Exhibitors also scrounged for extra income. One of the few bright spots in the bleak season was the discovery of a snack with a huge profit margin that first became widely popular in the South and then spread northward: popcorn, the thirst-inducing kernels that lead to the sale of beverages. Income accrued at the concession stand, which traditionally belonged exclusively to the exhibitor (a guy named George Lucas changed that), made the difference between solvency and bankruptcy for many theaters.

Off-limits, however, was an obvious way for exhibitors to generate revenue — by selling screen space for paid advertisements. Audiences were willing to endure commercials on the radio but despised being bombarded by ads after paying admission. They booed, hissed and catcalled. “Screen advertising may be a source of revenue to the theater, but it is a dangerous one,” Fox Film told its managers in 1931. “Cheap screen advertising” offended theater patrons, who will “wisely choose to voice their disapproval by staying away from your theater.“ The ad-phobia extended to product placements — hence the hegemony of the monopolistic Acme Company in lieu of authentic brand names. Not until the 1980s would more bovine generations of moviegoers sit still for screen ads both before and inside of the featured attraction.

RKO Palace theater, 1936
RKO Palace Theatre in New York City, 1936.

Gradually, with anguishing slowness, the lost audience came back to the theater. New Deal relief and make-work programs provided something of a cushion for many destitute Americans who might now treat themselves to a small indulgence. Recognizing how essential movies were to American well-being, some government programs even handed out movie tickets. Radio fans learned to stagger their schedules around favorite programs and found they could partake of two kinds of entertainment without snubbing either one. 

In the last half of 1934, glimmers of daylight peaked through the stygian blackness and, in 1935, the downward trajectory began to reverse itself and tick upward. By the next year, exhibitors dared to hope that the worst was forever behind them. “Pictures came out of a slough of despond in 1936 and with open terrain ahead began to run as though they couldn’t be stopped by a Kansas cyclone,” enthused a year-end wrap-up in Variety.

The remainder of the 1930s tracked a rising graph of prosperity that, during the war years, shot off the charts.

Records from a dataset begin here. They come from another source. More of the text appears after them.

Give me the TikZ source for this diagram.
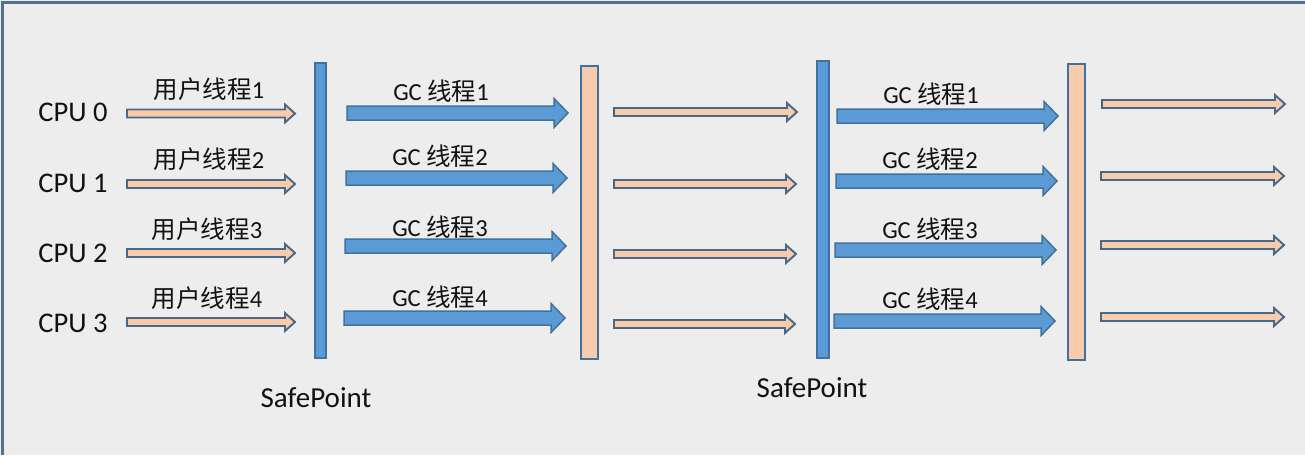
\documentclass[tikz,border=0pt]{standalone}
\usepackage{fontspec}
\setmainfont{Carlito}
\newfontfamily\cjk{Noto Sans CJK SC}
\definecolor{bgc}{HTML}{EDEDED}
\definecolor{framec}{HTML}{52718F}
\definecolor{bluef}{HTML}{5B9BD5}
\definecolor{bluel}{HTML}{41719C}
\definecolor{peachf}{HTML}{F8CBAD}
\definecolor{peachl}{HTML}{4A6786}
\definecolor{txt}{HTML}{111111}
\tikzset{
  userarrow/.style={fill=peachf, draw=peachl, line width=1.9pt, line join=miter},
  gcarrow/.style={fill=bluef, draw=bluel, line width=1.5pt, line join=miter},
  bluebar/.style={fill=bluef, draw=bluel, line width=1.5pt},
  peachbar/.style={fill=peachf, draw=bluel, line width=1.5pt},
  cpulabel/.style={font=\fontsize{28.5}{30}\selectfont, text=txt, inner sep=0pt},
  thlabel/.style={font=\fontsize{24.5}{26}\selectfont, text=txt, inner sep=0pt},
  splabel/.style={font=\fontsize{29}{30}\selectfont, text=txt, inner sep=0pt}
}
% \blockarrow{style}{x1}{x2}{y}{shaft half}{head half}{head length}
\newcommand{\blockarrow}[7]{%
  \draw[#1] (#2,#4-#5) -- (#3-#7,#4-#5) -- (#3-#7,#4-#6) -- (#3,#4)
    -- (#3-#7,#4+#6) -- (#3-#7,#4+#5) -- (#2,#4+#5) -- cycle;}
\begin{document}
\begin{tikzpicture}[x=1pt,y=-1pt]
\useasboundingbox (0,0) rectangle (1305,455);
\fill[bgc] (0,0) rectangle (1305,455);
\draw[framec, line width=3pt] (1305,2.5) -- (2.5,2.5) -- (2.5,455);

% CPU labels
\node[cpulabel] (cpu0) at (73,112) {CPU 0};
\node[cpulabel] (cpu1) at (73,183) {CPU 1};
\node[cpulabel] (cpu2) at (73,253) {CPU 2};
\node[cpulabel] (cpu3) at (73,323) {CPU 3};

% user thread arrows (column A)
\blockarrow{userarrow}{127}{295}{113.5}{4}{9}{10}
\blockarrow{userarrow}{127}{295}{184}{4}{9}{10}
\blockarrow{userarrow}{127}{295}{253}{4}{9}{10}
\blockarrow{userarrow}{127}{295}{322}{4}{9}{10}
\node[thlabel] (u1) at (209,89) {{\cjk 用户线程}1};
\node[thlabel] (u2) at (209,159) {{\cjk 用户线程}2};
\node[thlabel] (u3) at (207,229) {{\cjk 用户线程}3};
\node[thlabel] (u4) at (207,298) {{\cjk 用户线程}4};

% bar 1 (blue)
\draw[bluebar] (315,63) rectangle (326,358);
\node[splabel] (sp1) at (316,398) {SafePoint};

% GC arrows column 1
\blockarrow{gcarrow}{347}{568}{113}{7}{14.5}{14}
\blockarrow{gcarrow}{346}{567}{178}{7}{14.5}{14}
\blockarrow{gcarrow}{345}{566}{246}{7}{14.5}{14}
\blockarrow{gcarrow}{344}{565}{318}{7}{14.5}{14}
\node[thlabel] (g1) at (441,91) {GC {\cjk 线程}1};
\node[thlabel] (g2) at (440,156) {GC {\cjk 线程}2};
\node[thlabel] (g3) at (440,227) {GC {\cjk 线程}3};
\node[thlabel] (g4) at (440,297) {GC {\cjk 线程}4};

% bar 2 (peach)
\draw[peachbar] (581,66) rectangle (598,359);

% peach arrows column 2
\blockarrow{userarrow}{614}{797}{112}{4}{9}{10}
\blockarrow{userarrow}{614}{796}{184}{4}{9}{10}
\blockarrow{userarrow}{614}{796}{254}{4}{9}{10}
\blockarrow{userarrow}{614}{795}{324}{4}{9}{10}

% bar 3 (blue)
\draw[bluebar] (817,61) rectangle (829,358);
\node[splabel] (sp2) at (812,388) {SafePoint};

% GC arrows column 2
\blockarrow{gcarrow}{837}{1058}{116}{7}{14.5}{14}
\blockarrow{gcarrow}{836}{1057}{181}{7}{14.5}{14}
\blockarrow{gcarrow}{835}{1056}{250}{7}{14.5}{14}
\blockarrow{gcarrow}{834}{1055}{321}{7}{14.5}{14}
\node[thlabel] (h1) at (931,94) {GC {\cjk 线程}1};
\node[thlabel] (h2) at (930,159) {GC {\cjk 线程}2};
\node[thlabel] (h3) at (930,229) {GC {\cjk 线程}3};
\node[thlabel] (h4) at (930,299) {GC {\cjk 线程}4};

% bar 4 (peach)
\draw[peachbar] (1068,64) rectangle (1085,360);

% peach arrows column 3
\blockarrow{userarrow}{1102}{1285}{104}{4}{9}{10}
\blockarrow{userarrow}{1101}{1284}{176}{4}{9}{10}
\blockarrow{userarrow}{1101}{1284}{245}{4}{9}{10}
\blockarrow{userarrow}{1101}{1284}{317}{4}{9}{10}
\end{tikzpicture}
\end{document}
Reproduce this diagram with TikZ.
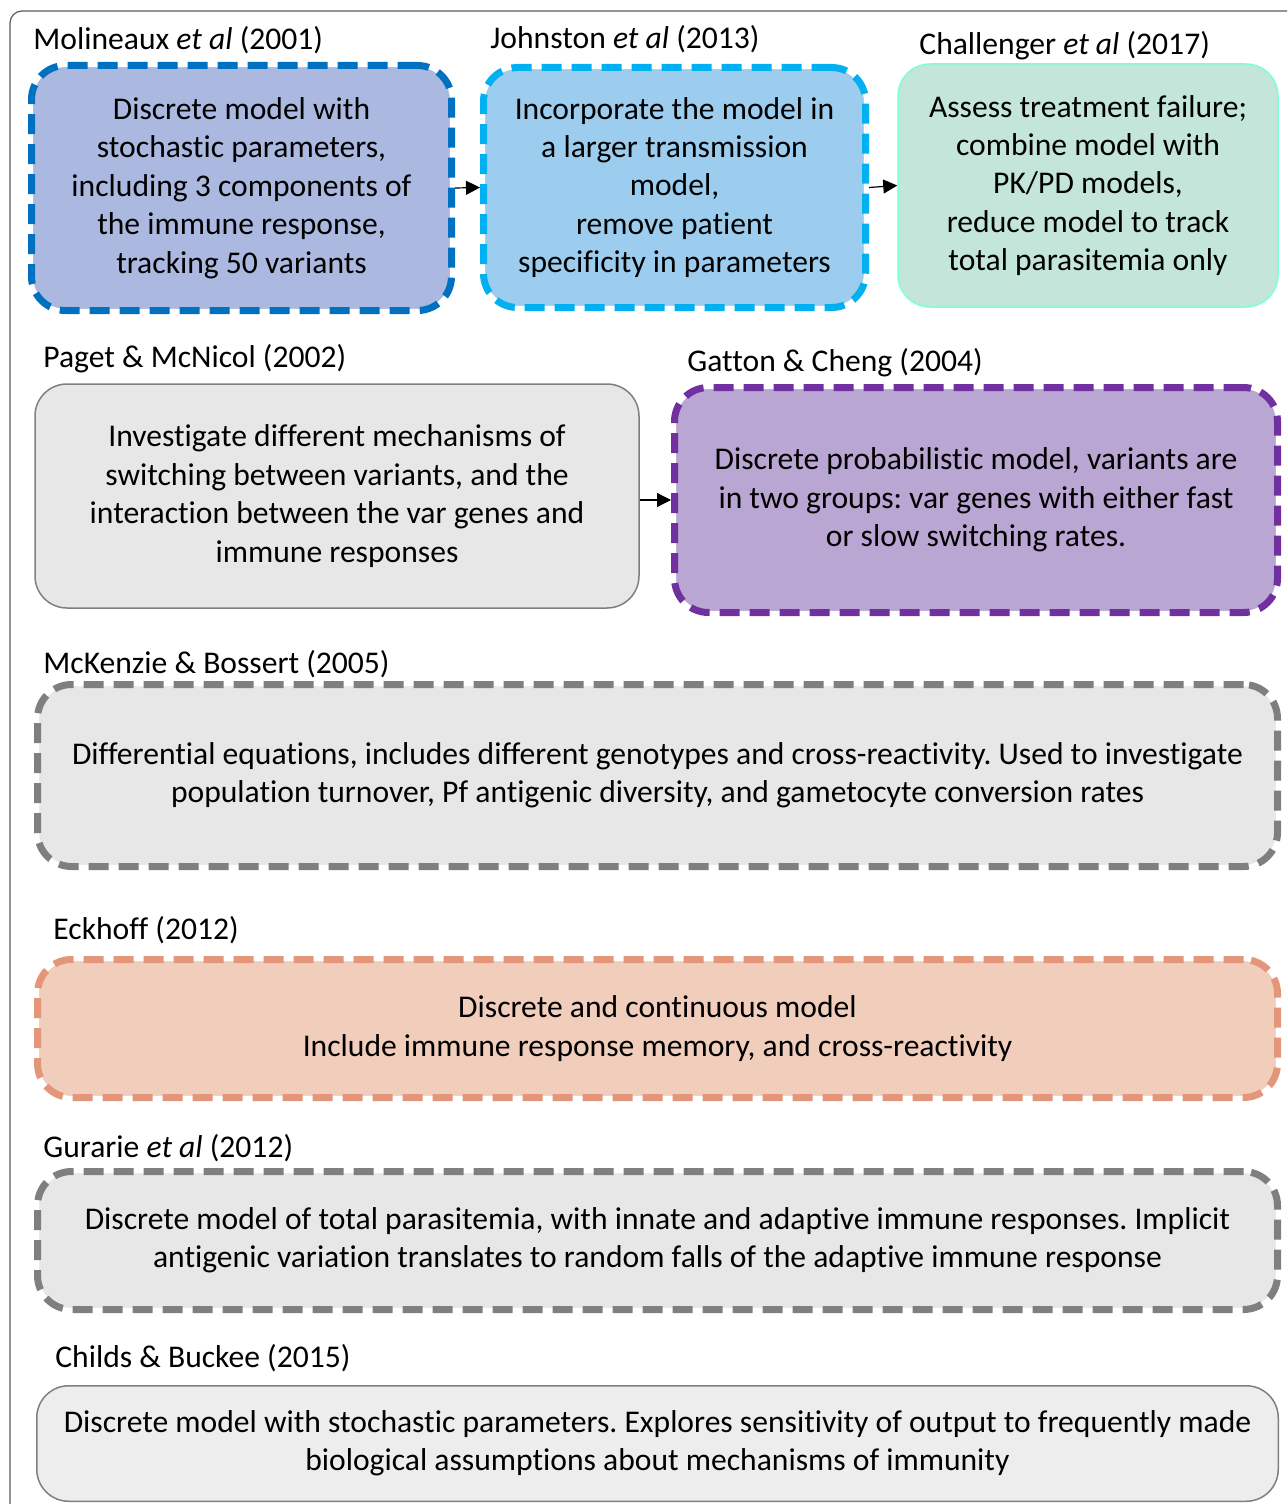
\documentclass[tikz,border=0pt]{standalone}
\usepackage{fontspec}
\setmainfont{Carlito}[Ligatures={NoCommon,NoContextual},RawFeature={-dlig}]
\usetikzlibrary{arrows.meta}
\definecolor{moliline}{HTML}{0070C0}
\definecolor{molifill}{HTML}{ABB9E0}
\definecolor{johnline}{HTML}{00B0F0}
\definecolor{johnfill}{HTML}{9DCDEE}
\definecolor{challline}{HTML}{7FFFD4}
\definecolor{challfill}{HTML}{C3E5DA}
\definecolor{gattline}{HTML}{7030A0}
\definecolor{gattfill}{HTML}{B9A6D2}
\definecolor{eckline}{HTML}{E3967A}
\definecolor{eckfill}{HTML}{F1CDBC}
\definecolor{greyline}{HTML}{7F7F7F}
\definecolor{greyfill}{HTML}{E7E7E7}
\definecolor{lightfill}{HTML}{EDEDED}
\definecolor{frameline}{HTML}{595959}
\frenchspacing

\begin{document}
\begin{tikzpicture}[x=.5pt,y=-.5pt,
    every node/.style={font=\fontsize{15.8}{19.2}\selectfont},
    lbl/.style={anchor=base west,inner sep=0pt},
    dbox/.style 2 args={align=center,rounded corners=17pt,line width=3.5pt,fill=#1,
      postaction={draw=white,line width=1.6pt},
      postaction={draw=#2,dash pattern=on 10pt off 5pt}},
    sbox/.style 2 args={align=center,rounded corners=16pt,line width=.75pt,fill=#1,draw=#2},
    arr/.style={-{Triangle[length=7pt,width=7pt]},line width=.6pt}]
      \clip (0,0) rectangle (1287,1504);
      \draw[frameline,line width=.6pt,rounded corners=6pt] (10,1540) |- (1320,11);

      \node[dbox={molifill}{moliline},minimum width=210pt,minimum height=122.5pt] (moli) at (241.5,188)
        {Discrete model with\\stochastic parameters,\\including 3 components of\\the immune response,\\tracking 50 variants};
      \node[dbox={johnfill}{johnline},minimum width=191pt,minimum height=120pt] (john) at (674.5,187.5)
        {Incorporate the model in\\a larger transmission\\model,\\remove patient\\specificity in parameters};
      \node[sbox={challfill}{challline},minimum width=190pt,minimum height=121.5pt] (chall) at (1088,185.5)
        {Assess treatment failure;\\combine model with\\PK/PD models,\\reduce model to track\\total parasitemia only};
      \node[lbl] (molit) at (33,50) {Molineaux \textit{et al} (2001)};
      \node[lbl] (johnt) at (490,49) {Johnston \textit{et al} (2013)};
      \node[lbl] (challt) at (919,55) {Challenger \textit{et al} (2017)};
      \draw[arr] (moli.east) -- (john.west);
      \draw[arr] (john.east) -- (chall.west);

      \node[sbox={greyfill}{greyline},minimum width=302pt,minimum height=112pt] (paget) at (337,496)
        {Investigate different mechanisms of\\switching between variants, and the\\interaction between the var genes and\\immune responses};
      \node[dbox={gattfill}{gattline},minimum width=301.5pt,minimum height=112.5pt] (gatt) at (976,500)
        {Discrete probabilistic model, variants are\\in two groups: var genes with either fast\\or slow switching rates.};
      \node[lbl] (pagett) at (43,367) {Paget \& McNicol (2002)};
      \node[lbl] (gattt) at (687,371) {Gatton \& Cheng (2004)};
      \draw[arr] (gatt.west -| paget.east) -- (gatt.west);

      \node[dbox={greyfill}{greyline},minimum width=620pt,minimum height=91pt] (mcken) at (657.5,775.5)
        {Differential equations, includes different genotypes and cross-reactivity. Used to investigate\\population turnover, Pf antigenic diversity, and gametocyte conversion rates};
      \node[lbl] (mckent) at (43,673) {McKenzie \& Bossert (2005)};

      \node[dbox={eckfill}{eckline},minimum width=620pt,minimum height=69pt] (eck) at (657.5,1028.5)
        {Discrete and continuous model\\Include immune response memory, and cross-reactivity};
      \node[lbl] (eckt) at (53,939) {Eckhoff (2012)};

      \node[dbox={greyfill}{greyline},minimum width=620pt,minimum height=69pt] (gur) at (657.5,1240.5)
        {Discrete model of total parasitemia, with innate and adaptive immune responses. Implicit\\antigenic variation translates to random falls of the adaptive immune response};
      \node[lbl] (gurt) at (43,1157) {Gurarie \textit{et al} (2012)};

      \node[sbox={lightfill}{greyline},minimum width=620.75pt,minimum height=57.75pt] (childs) at (657.5,1443.5)
        {Discrete model with stochastic parameters. Explores sensitivity of output to frequently made\\biological assumptions about mechanisms of immunity};
      \node[lbl] (childst) at (55,1367) {Childs \& Buckee (2015)};
\end{tikzpicture}
\end{document}
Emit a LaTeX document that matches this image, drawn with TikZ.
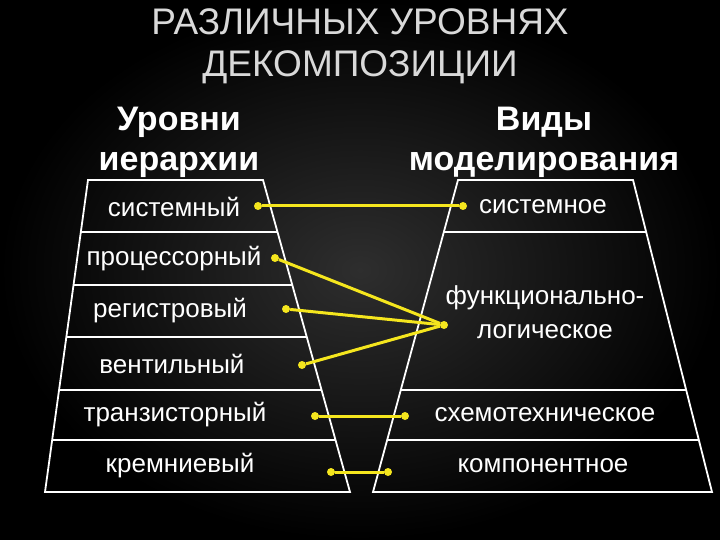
\documentclass[tikz,border=0pt]{standalone}
\usepackage{fontspec}
\setmainfont{Liberation Sans}
\usetikzlibrary{calc}
\definecolor{yel}{HTML}{F5E61E}
\definecolor{ttl}{HTML}{D9D9D9}
\begin{document}
\begin{tikzpicture}[x=1pt,y=-1pt,
  edge/.style={white,line width=1.8pt},
  lab/.style={white,font=\fontsize{26}{30}\selectfont,inner sep=0pt},
  head/.style={white,font=\bfseries\fontsize{34}{40}\selectfont,align=center,inner sep=0pt},
  conn/.style={yel,line width=3pt},
  dot/.style={circle,fill=yel,inner sep=0pt,minimum size=8pt}]
\useasboundingbox (0,0) rectangle (720,540);
\shade[inner color=black!82,outer color=black] (0,0) rectangle (720,540);
\node[ttl,font=\fontsize{37}{42}\selectfont,align=center] (title) at (360,46) {РАЗЛИЧНЫХ УРОВНЯХ\\ДЕКОМПОЗИЦИИ};
\node[head] (hl) at (179,142) {Уровни\\иерархии};
\node[head] (hr) at (544,142) {Виды\\моделирования};
% left trapezoid
\coordinate (LTL) at (88,180); \coordinate (LTR) at (263,180);
\coordinate (LBL) at (45,492); \coordinate (LBR) at (350,492);
\draw[edge] (LTL) -- (LTR) -- (LBR) -- (LBL) -- cycle;
\foreach \y in {232,285,337,390,440}{
  \draw[edge] ($(LTL)!{(\y-180)/312}!(LBL)$) -- ($(LTR)!{(\y-180)/312}!(LBR)$);}
% right trapezoid
\coordinate (RTL) at (458,180); \coordinate (RTR) at (633,180);
\coordinate (RBL) at (373,492); \coordinate (RBR) at (712,492);
\draw[edge] (RTL) -- (RTR) -- (RBR) -- (RBL) -- cycle;
\foreach \y in {232,390,440}{
  \draw[edge] ($(RTL)!{(\y-180)/312}!(RBL)$) -- ($(RTR)!{(\y-180)/312}!(RBR)$);}
% labels
\node[lab] (l1) at (174,207) {системный};
\node[lab] (l2) at (174,259) {процессорный};
\node[lab] (l3) at (170,311) {регистровый};
\node[lab] (l4) at (172,364) {вентильный};
\node[lab] (l5) at (175,415) {транзисторный};
\node[lab] (l6) at (180,466) {кремниевый};
\node[lab] (r1) at (543,207) {системное};
\node[lab,align=center,font=\fontsize{26}{34}\selectfont] (r2) at (545,312) {функционально-\\логическое};
\node[lab] (r3) at (545,415) {схемотехническое};
\node[lab] (r4) at (543,466) {компонентное};
% dots
\node[dot] (a1) at (258,206) {}; \node[dot] (b1) at (463,206) {};
\node[dot] (a2) at (275,258) {}; \node[dot] (b2) at (444,325) {};
\node[dot] (a3) at (286,309) {};
\node[dot] (a4) at (302,365) {};
\node[dot] (a5) at (315,416) {}; \node[dot] (b5) at (405,416) {};
\node[dot] (a6) at (331,472) {}; \node[dot] (b6) at (388,472) {};
\draw[conn] (a1) -- (b1);
\draw[conn] (a2) -- (b2);
\draw[conn] (a3) -- (b2);
\draw[conn] (a4) -- (b2);
\draw[conn] (a5) -- (b5);
\draw[conn] (a6) -- (b6);
\end{tikzpicture}
\end{document}
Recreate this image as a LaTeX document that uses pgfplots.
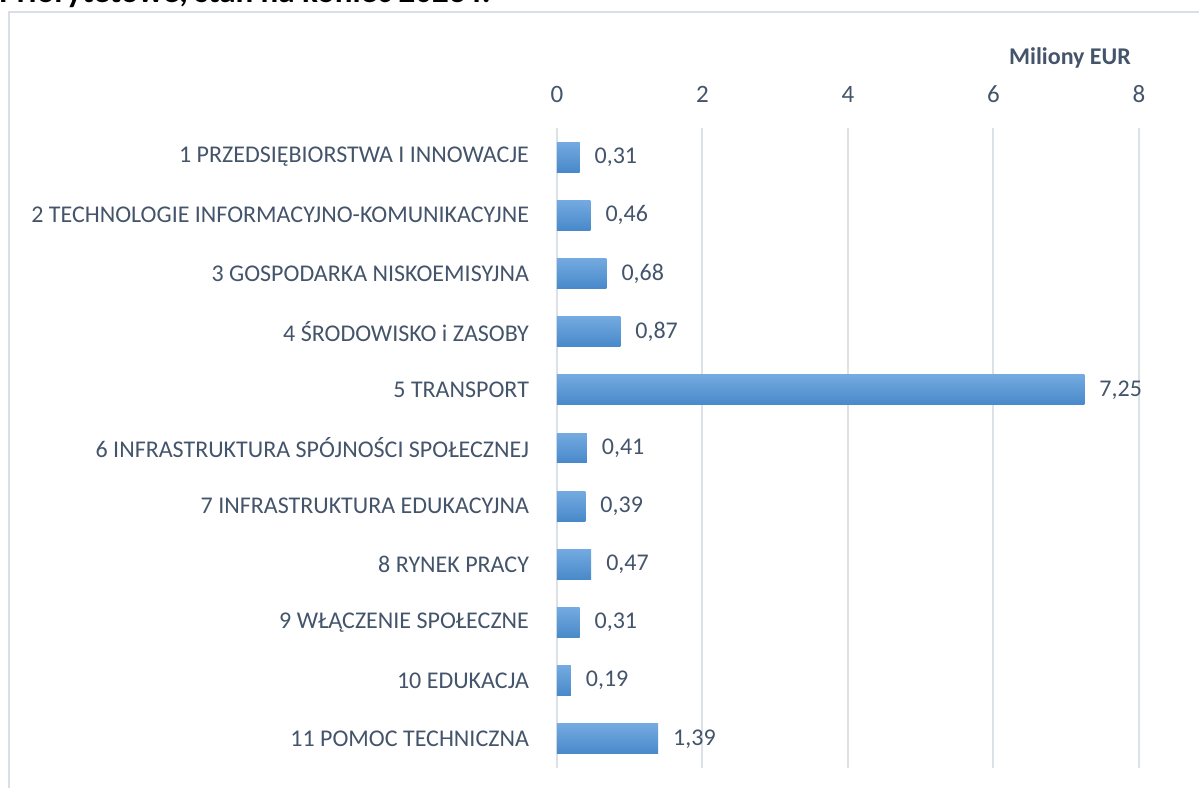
\documentclass[border=0pt]{standalone}
\usepackage{pgfplots}
\pgfplotsset{compat=1.18}
\usepackage{fontspec}
\setmainfont{Carlito}
\definecolor{txt}{HTML}{44546A}
\definecolor{grd}{HTML}{DCE1E8}
\definecolor{bartop}{HTML}{74AAE0}
\definecolor{barbot}{HTML}{4889CA}
\definecolor{frm}{HTML}{DADFE6}
\begin{document}
\begin{tikzpicture}[x=1pt,y=1pt]
\useasboundingbox (-278.5,-9.5) rectangle (321,384);
\draw[frm, line width=0.6pt] (-274,-20) -- (-274,378) -- (330,378);
\node[anchor=base west, font=\bfseries\fontsize{16.5}{18}\selectfont, inner sep=0pt] at (-279,382.5) {Priorytetowe, stan na koniec 2023 r.};
\begin{axis}[
  at={(0,0)}, anchor=south west,
  scale only axis, width=291pt, height=320pt,
  xbar, bar width=0.515, bar shift=0pt,
  xmin=0, xmax=8,
  ymin=-0.5, ymax=10.5, y dir=reverse,
  xtick={0,2,4,6,8},
  xticklabel pos=top,
  ytick={0,...,10},
  yticklabels={1 PRZEDSIĘBIORSTWA I INNOWACJE,2 TECHNOLOGIE INFORMACYJNO-KOMUNIKACYJNE,3 GOSPODARKA NISKOEMISYJNA,4 ŚRODOWISKO i ZASOBY,5 TRANSPORT\ ,6 INFRASTRUKTURA SPÓJNOŚCI SPOŁECZNEJ,7 INFRASTRUKTURA EDUKACYJNA,8 RYNEK PRACY,9 WŁĄCZENIE SPOŁECZNE,10 EDUKACJA,11 POMOC TECHNICZNA},
  axis line style={draw=none},
  major tick length=0pt,
  xmajorgrids, grid style={grd, line width=1pt},
  x tick label style={font=\fontsize{12.5}{14}\selectfont, text=txt, yshift=9pt},
  y tick label style={font=\fontsize{12}{14}\selectfont, text=txt, xshift=-10.5pt},
  /pgf/number format/assume math mode=true,
  nodes near coords,
  nodes near coords style={font=\fontsize{12}{14}\selectfont, text=txt, xshift=4pt,
    /pgf/number format/fixed, /pgf/number format/fixed zerofill, /pgf/number format/precision=2, /pgf/number format/use comma},
  every axis plot/.append style={draw=none, top color=bartop, bottom color=barbot},
  clip=false,
]
\addplot coordinates {(0.31,0)};
\addplot coordinates {(0.46,1)};
\addplot coordinates {(0.68,2)};
\addplot coordinates {(0.87,3)};
\addplot coordinates {(7.25,4)};
\addplot coordinates {(0.41,5)};
\addplot coordinates {(0.39,6)};
\addplot coordinates {(0.47,7)};
\addplot coordinates {(0.31,8)};
\addplot coordinates {(0.19,9)};
\addplot coordinates {(1.39,10)};
\end{axis}
\node[font=\bfseries\fontsize{12}{14}\selectfont, text=txt] at (256.5,355) {Miliony EUR};
\end{tikzpicture}
\end{document}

Homefront Americans, loaded with discretionary income for the first time since 1929 and with no consumer goods or flank steaks to spend it on, flocked to the movies as if radio never existed. The postwar horizon looked even more promising. In 1946, Hollywood was flush and fat, at the height of its powers as an art and an industry with 90 million moviegoers a week filling the theaters.

Only a few Cassandras in the exhibit end of the business worried about the competition from another newly available broadcasting medium.